All information which I have provided to the Company concerning my financial
position and knowledge of financial and business matters is correct and complete
as of the date set forth at the end hereof, and if there should be any material
change in such information prior to acceptance of this exchange offer by the
Company, I will immediately provide the Company with such information.
4. EXCHANGE PROCEDURE. I understand that this exchange is subject to each of the
following terms and conditions:
(a) The Company may reject this exchange for legal reasons set forth in the Plan
and Agreement of Reorganization, and this exchange shall become binding upon the
Company only when accepted, in writing, by the Company.
(b) This offer may not be withdrawn by me.
(c) The share certificates to be issued and delivered pursuant to this exchange
will be issued in the name of and delivered to the undersigned.
5. SUITABILITY. I hereby warrant and represent:
(a) That I can afford a complete loss of the investment and can afford to hold
the securities being received hereunder for an indefinite period of time.
(b) That I consider this investment a suitable investment, and
(c) That I am sophisticated and knowledgeable and have had prior experience in
financial matters and investments.
6. ACKNOWLEDGEMENT OF RISKS. I have been furnished and have carefully read the
Plan and information relating to the Company, including this form of Exchange
Agreement.
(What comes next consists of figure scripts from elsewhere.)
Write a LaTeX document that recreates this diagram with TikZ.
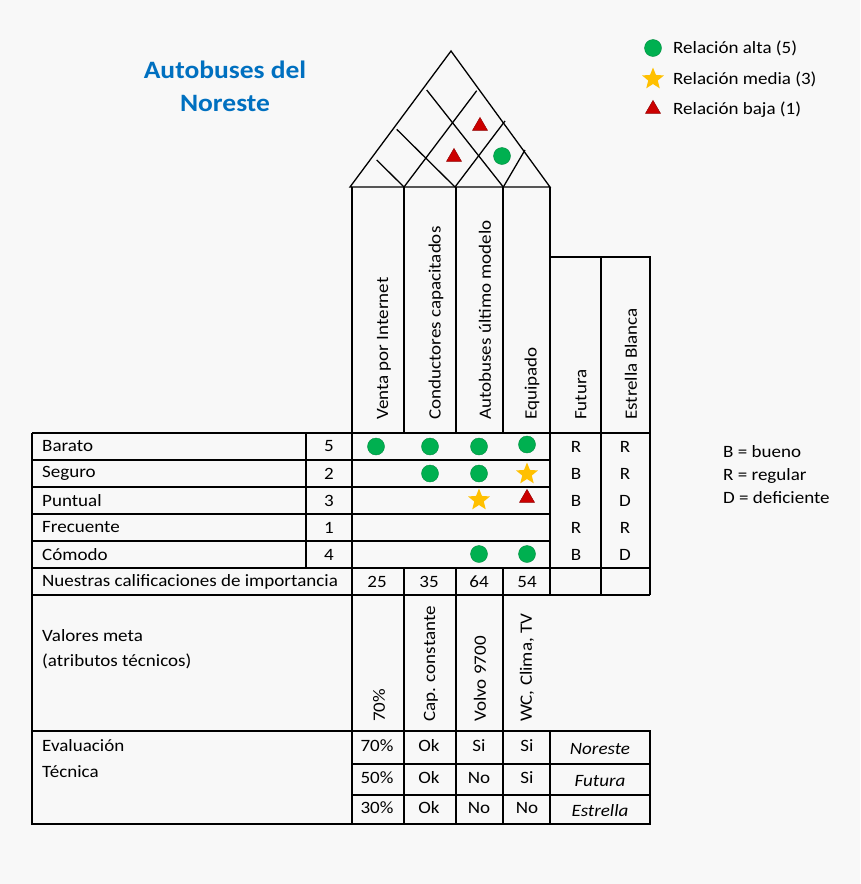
\documentclass[tikz,border=0pt]{standalone}
\usepackage{fontspec}
\setmainfont[FakeStretch=1.1]{Carlito}
\usetikzlibrary{shapes.geometric}
\definecolor{bg}{RGB}{248,248,248}
\definecolor{ttl}{RGB}{0,112,192}
\definecolor{gdot}{RGB}{0,176,80}
\definecolor{ystar}{RGB}{255,192,0}
\definecolor{rtri}{RGB}{204,0,0}
\begin{document}
\begin{tikzpicture}[x=1pt,y=-1pt,
  ln/.style={line width=1.3pt,black},
  t/.style={font=\fontsize{17.3}{20}\selectfont,inner sep=0pt},
  rt/.style={t,rotate=90,anchor=west},
  hi/.style={circle,fill=gdot,draw=gdot!80!black,line width=0.4pt,minimum size=17pt,inner sep=0pt},
  me/.style={star,star points=5,star point ratio=2.3,fill=ystar,minimum size=23pt,inner sep=0pt},
  lo/.style={isosceles triangle,isosceles triangle apex angle=60,shape border rotate=90,fill=rtri,draw=rtri!70!black,line width=0.4pt,minimum size=13pt,inner sep=0pt}]
\fill[bg] (0,0) rectangle (860,884);
\useasboundingbox (0,0) rectangle (860,884);
% title
\node[font=\fontsize{25}{33}\selectfont\bfseries,text=ttl,align=center] (title) at (225,86) {Autobuses del\\Noreste};
% legend
\node[hi] (l1) at (653,48) {}; \node[t,anchor=west] (l1t) at (673,48) {Relación alta (5)};
\node[me] (l2) at (653,79) {}; \node[t,anchor=west] (l2t) at (673,79) {Relación media (3)};
\node[lo] (l3) at (653,109) {}; \node[t,anchor=west] (l3t) at (673,110) {Relación baja (1)};
% right key
\node[t,anchor=west] (k1) at (723,452) {B = bueno};
\node[t,anchor=west] (k2) at (723,476) {R = regular};
\node[t,anchor=west] (k3) at (723,498) {D = deficiente};
% roof
\draw[ln] (350,187) -- (451,51) -- (550,187) -- cycle;
\draw[ln] (426.7,90) -- (503.3,187);
\draw[ln] (396.7,129.3) -- (455,187);
\draw[ln] (376.7,160) -- (404,187);
\draw[ln] (404,187) -- (476.7,90.7);
\draw[ln] (455,187) -- (505,121);
\draw[ln] (503.3,187) -- (525,150);
\node[lo] (r1) at (480,126) {};
\node[lo] (r2) at (454,157) {};
\node[hi] (r3) at (502,156) {};
% header columns
\draw[ln] (352,187) -- (352,824);
\foreach \x in {404,456,503} {\draw[ln] (\x,187) -- (\x,433); \draw[ln] (\x,568) -- (\x,824);}
\draw[ln] (550,187) -- (550,595);
\draw[ln] (550,257) -- (650,257) -- (650,595);
\draw[ln] (601,257) -- (601,595);
\draw[ln] (32,433) -- (650,433);
\foreach \y in {460,487,514,541} \draw[ln] (32,\y) -- (550,\y);
\draw[ln] (32,568) -- (650,568);
\draw[ln] (32,595) -- (650,595);
\draw[ln] (32,433) -- (32,824) -- (650,824) -- (650,731) -- (32,731);
\draw[ln] (306,433) -- (306,568);
\draw[ln] (550,731) -- (550,824);
\draw[ln] (352,764) -- (650,764);
\draw[ln] (352,795) -- (650,795);
% header texts
\node[rt] (h1) at (384,420) {Venta por Internet};
\node[rt] (h2) at (436,420) {Conductores capacitados};
\node[rt] (h3) at (485,420) {Autobuses último modelo};
\node[rt] (h4) at (532,420) {Equipado};
\node[rt] (h5) at (581,420) {Futura};
\node[rt] (h6) at (631,420) {Estrella Blanca};
% rows
\foreach \n/\txt/\w/\f/\e [count=\i] in {a/Barato/5/R/R,b/Seguro/2/B/R,c/Puntual/3/B/D,d/Frecuente/1/R/R,e/Cómodo/4/B/D} {
  \node[t,anchor=west] (w\n) at (42,446.5+27*\i-27) {\txt};
  \node[t] (n\n) at (329,446.5+27*\i-27) {\w};
  \node[t] (f\n) at (576,446.5+27*\i-27) {\f};
  \node[t] (s\n) at (625,446.5+27*\i-27) {\e};
}
% relationships
\node[hi] (m11) at (376,446.5) {}; \node[hi] (m12) at (430,446.5) {};
\node[hi] (m13) at (479,446.5) {}; \node[hi] (m14) at (527,444.5) {};
\node[hi] (m22) at (430,473.5) {}; \node[hi] (m23) at (479,473.5) {};
\node[me] (m24) at (527,474) {};
\node[me] (m33) at (479,500) {}; \node[lo] (m34) at (527,498) {};
\node[hi] (m53) at (479,554) {}; \node[hi] (m54) at (527,554) {};
% importance
\node[t,anchor=west] (imp) at (42,581.5) {Nuestras calificaciones de importancia};
\node[t] (i1) at (377,581.5) {25}; \node[t] (i2) at (429,581.5) {35};
\node[t] (i3) at (479,581.5) {64}; \node[t] (i4) at (527,581.5) {54};
% target values
\node[t,anchor=west,align=left] (vm) at (42,649) {Valores meta\\[5pt](atributos técnicos)};
\node[rt] (v1) at (379,722) {70\%};
\node[rt] (v2) at (431,722) {Cap. constante};
\node[rt] (v3) at (480,722) {Volvo 9700};
\node[rt] (v4) at (527,722) {WC, Clima, TV};
% evaluation
\node[t,anchor=west,align=left] (ev) at (42,759) {Evaluación\\[6pt]Técnica};
\foreach \a/\b/\c/\d/\e [count=\i] in {70\%/Ok/Si/Si/Noreste,50\%/Ok/No/Si/Futura,30\%/Ok/No/No/Estrella} {
  \pgfmathsetmacro{\yy}{\i==1 ? 746 : (\i==2 ? 778 : 808)}
  \node[t] (ea\i) at (377,\yy) {\a};
  \node[t] (eb\i) at (429,\yy) {\b};
  \node[t] (ec\i) at (479,\yy) {\c};
  \node[t] (ed\i) at (527,\yy) {\d};
  \node[t,font=\fontsize{17.3}{20}\selectfont\itshape] (ee\i) at (600,\yy+3) {\e};
}
\end{tikzpicture}
\end{document}
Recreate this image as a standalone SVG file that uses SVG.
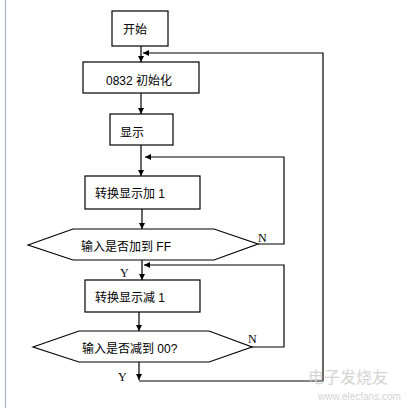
<svg xmlns="http://www.w3.org/2000/svg" width="415" height="408" viewBox="0 0 415 408">
<style>
.box{fill:#fff;stroke:#000;stroke-width:1.2}
.t{font-family:"Liberation Sans","Noto Sans CJK SC",sans-serif;font-size:12px;fill:#000}
.yn{font-family:"Liberation Serif","Noto Sans CJK SC",serif;font-size:12px;fill:#000}
.c{fill:none;stroke:#000;stroke-width:1.2}
.wm{font-family:"Liberation Sans","Noto Sans CJK SC",sans-serif;fill:#d4d4d4}
</style>
<defs>
<marker id="ah" markerUnits="userSpaceOnUse" markerWidth="8" markerHeight="8" refX="6" refY="3" orient="auto">
<path d="M0,0 L6,3 L0,6 Z" fill="#000"/>
</marker>
</defs>
<rect width="415" height="408" fill="#fff"/>
<line x1="5.5" y1="0" x2="5.5" y2="408" stroke="#a8b6c4" stroke-width="1.2"/>
<g id="connectors">
<path class="c" d="M141,46 V62" marker-end="url(#ah)"/>
<path class="c" d="M141,93 V114" marker-end="url(#ah)"/>
<path class="c" d="M141,145 V176" marker-end="url(#ah)"/>
<path class="c" d="M142,209 V229" marker-end="url(#ah)"/>
<path class="c" d="M142,260 V280" marker-end="url(#ah)"/>
<path class="c" d="M139,312 V331" marker-end="url(#ah)"/>
<path class="c" d="M139,362 V380" marker-end="url(#ah)"/>
<path class="c" d="M258,244 H284 V157 H145" marker-end="url(#ah)"/>
<path class="c" d="M252,347 H284 V265 H144" marker-end="url(#ah)"/>
<path class="c" d="M139,381 H323 V53 H143" marker-end="url(#ah)"/>
</g>
<g id="start"><rect class="box" x="112" y="11" width="56" height="35"/><text class="t" x="123" y="34">开始</text></g>
<g id="init"><rect class="box" x="83" y="62" width="116" height="31"/><text class="t" x="106" y="85">0832 初始化</text></g>
<g id="display"><rect class="box" x="110" y="114" width="63" height="31"/><text class="t" x="120" y="137">显示</text></g>
<g id="inc"><rect class="box" x="85" y="176" width="115" height="33"/><text class="t" x="95" y="198">转换显示加 1</text></g>
<g id="dec1"><polygon class="box" points="28,245 73,229 214,229 258,244 214,260 73,260"/><text class="t" x="81" y="251">输入是否加到 FF</text></g>
<g id="dec"><rect class="box" x="85" y="280" width="115" height="32"/><text class="t" x="95" y="302">转换显示减 1</text></g>
<g id="dec2"><polygon class="box" points="33,347 79,331 209,331 252,347 209,362 79,362"/><text class="t" x="82" y="353">输入是否减到 00?</text></g>
<g id="labels">
<text class="yn" x="258" y="242">N</text>
<text class="yn" x="248" y="343">N</text>
<text class="yn" x="120" y="277">Y</text>
<text class="yn" x="118" y="381">Y</text>
</g>
<g id="watermark">
<text class="wm" x="308" y="383" font-size="16">电子发烧友</text>
<text class="wm" x="318" y="400" font-size="10">www.elecfans.com</text>
</g>
</svg>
I am aware that:
(a) There are substantial risks incident to the ownership of Shares from the
Company, and such investment is speculative and involves a high degree of risk
of loss by me of my entire investment in the Company.
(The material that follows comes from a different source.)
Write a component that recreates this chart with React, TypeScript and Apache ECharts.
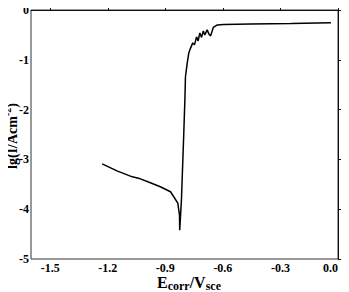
import React, { useEffect, useRef } from "react";
import * as echarts from "echarts";

const potential: number[] = [
  -1.229, -1.152, -1.072, -1.03, -0.978, -0.926, -0.873, -0.856, -0.835, -0.826, -0.825,
  -0.816, -0.805, -0.798, -0.795, -0.786, -0.778, -0.769, -0.757, -0.748, -0.737, -0.729,
  -0.72, -0.711, -0.702, -0.694, -0.682, -0.673, -0.664, -0.65, -0.629, -0.595, -0.455,
  -0.246, -0.037,
];
const logCurrent: number[] = [
  -3.09, -3.23, -3.35, -3.39, -3.47, -3.55, -3.65, -3.75, -3.88, -4.12, -4.42,
  -3.82, -2.61, -1.81, -1.34, -1.07, -0.87, -0.77, -0.66, -0.7, -0.54, -0.62,
  -0.46, -0.55, -0.42, -0.5, -0.4, -0.48, -0.52, -0.35, -0.3, -0.29, -0.28,
  -0.27, -0.255,
];
const xTickValues: number[] = [-1.5, -1.2, -0.9, -0.6, -0.3, 0.0];
const xLabelStep = 0.3;
const xRange = { min: -1.6, max: 0, interval: 0.1 };
const yTicks = { min: -5, max: 0, interval: 1 };

const FONT = "'Liberation Serif', 'Times New Roman', serif";

export default function App() {
  const ref = useRef<HTMLDivElement>(null);
  useEffect(() => {
    if (!ref.current) return;
    const chart = echarts.init(ref.current, null, { renderer: "svg" });
    const data = potential.map((x, i) => [x, logCurrent[i]]);
    chart.setOption({
      animation: false,
      grid: {
        left: 31,
        right: 11,
        top: 10,
        bottom: 33,
        show: true,
        borderColor: "#333",
        borderWidth: 1,
      },
      xAxis: {
        type: "value",
        min: xRange.min,
        max: xRange.max,
        interval: xRange.interval,
        axisLine: { show: true, lineStyle: { color: "#111", width: 1 } },
        axisTick: {
          show: true,
          inside: true,
          length: 4,
          customValues: xTickValues,
          lineStyle: { color: "#111" },
        },
        splitLine: { show: false },
        axisLabel: {
          color: "#000",
          fontFamily: FONT,
          fontWeight: "bold",
          fontSize: 12,
          margin: 3,
          interval: 0,
          showMinLabel: true,
          showMaxLabel: true,
          alignMaxLabel: "right",
          hideOverlap: false,
          formatter: (v: number) => {
            const r = v / xLabelStep;
            if (Math.abs(r - Math.round(r)) > 1e-6) return "";
            return Math.abs(v) < 1e-6 ? "0.0" : v.toFixed(1);
          },
        },
      },
      yAxis: {
        type: "value",
        min: yTicks.min,
        max: yTicks.max,
        interval: yTicks.interval,
        axisLine: { show: true, lineStyle: { color: "#111", width: 1 } },
        axisTick: { show: true, inside: true, length: 4, lineStyle: { color: "#111" } },
        splitLine: { show: false },
        axisLabel: {
          color: "#000",
          fontFamily: FONT,
          fontWeight: "bold",
          fontSize: 12,
          margin: 2,
        },
      },
      graphic: [
        {
          type: "text",
          x: 11,
          y: 136,
          rotation: Math.PI / 2,
          style: {
            text: "{n|lg(I/Acm}{s|-2}{n|)}",
            align: "center",
            verticalAlign: "middle",
            fill: "#000",
            rich: {
              n: { fontFamily: FONT, fontWeight: "bold", fontSize: 14, verticalAlign: "bottom", lineHeight: 14 },
              s: { fontFamily: FONT, fontWeight: "bold", fontSize: 10, verticalAlign: "top", padding: [0, 0, 7, 0] },
            },
          },
        },
        {
          type: "text",
          x: 189,
          y: 283,
          style: {
            text: "{n|E}{s|corr}{n|/V}{s|sce}",
            align: "center",
            verticalAlign: "middle",
            fill: "#000",
            rich: {
              n: { fontFamily: FONT, fontWeight: "bold", fontSize: 16, verticalAlign: "top", lineHeight: 16 },
              s: { fontFamily: FONT, fontWeight: "bold", fontSize: 12, verticalAlign: "top", padding: [6, 0, 0, 0] },
            },
          },
        },
      ],
      series: [
        {
          type: "line",
          data,
          showSymbol: false,
          symbol: "none",
          lineStyle: { color: "#000", width: 1.5 },
        },
      ],
    });
    return () => chart.dispose();
  }, []);
  return <div ref={ref} style={{ width: 349, height: 292, marginLeft: -8, marginTop: -8 }} />;
}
(b) No federal or state agency has passed upon the Shares or made any finding or
determination concerning the fairness of this investment.
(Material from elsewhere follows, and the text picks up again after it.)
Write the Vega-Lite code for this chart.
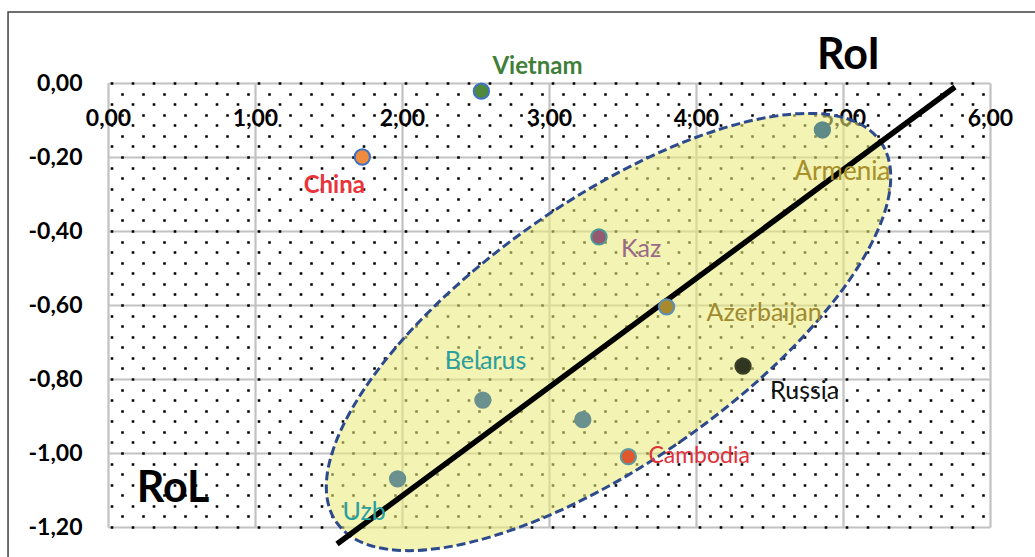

(c) The books and records of the Company will be reasonably available for
inspection by me and/or my investment advisors, if any, at the Company's place
of business.
(d) All assumptions and projections set forth in any documents provided by the
Company have been included therein for purposes of illustration only, and no
assurance is given that actual results will correspond with the results
contemplated by the various assumptions set forth therein.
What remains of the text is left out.